Determining whether a given planetary system will be dynamically stable over long times, and predicting the timescale on which unstable systems will unravel is an important and long-standing problem in orbital dynamics.
We took the novel approach of numerically integrating a number of planetary systems and using them as examples to train machine learning algorithms that have enjoyed wide success across a range of similarly high-dimensional applications in industry. With these tools we were able to determine whether planetary systems would be stable over 10 million orbits significantly better than simple heuristic criteria previously used in the field, and 1000 times faster than through direct numerical integration.
For a large class of orbital fitting problems, we are interested in how a body's position and/or trajectory would change if our initial parameters for the orbit were slightly wrong (e.g., will a newly discovered asteroid hit Earth!) People therefore derived first-order variational equations to integrate how these differences evolve with time. You can then calculate derivatives with respect to initial parameters that tell you which direction in phase space you needs to move to improve your fit.

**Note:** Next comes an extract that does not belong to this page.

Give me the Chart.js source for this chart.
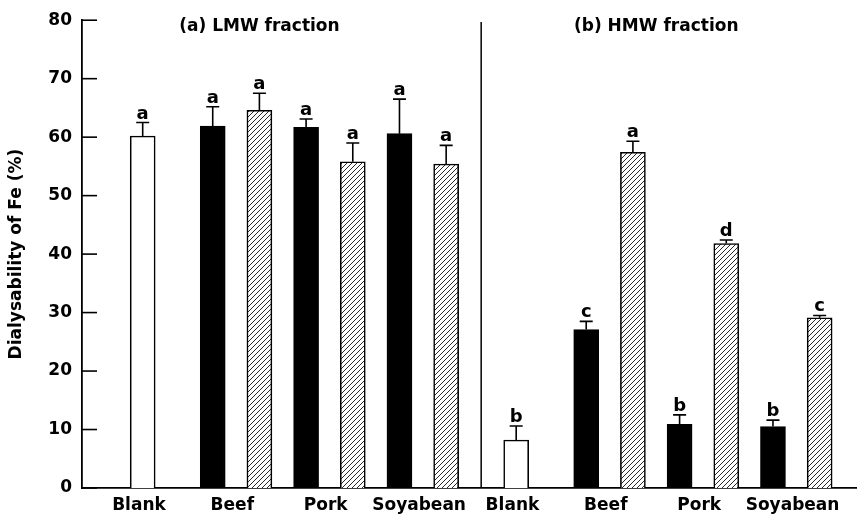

We have derived and implemented second-order variational equations, which yield the additional information needed to know how far you need to move to reach the nearest best solution (local minimum). We hope to exploit these tools to build improved orbit-fitting algorithms.
The so-called Wisdom-Holman algorithm revolutionized our ability to carry out planetary orbit integrations accurately and efficiently enough to reach timescales comparable to the age of the solar system. However, previously available implementations were biased, i.e., numerical errors grew coherently, leading to a steep error growth with time.
We have developed WHFast, an unbiased integrator whose numerical error is suppressed to the fundamental limit, while still outperforming the speed of currently available implementations. This is helping us (and others!) push numerical integrations further than ever before.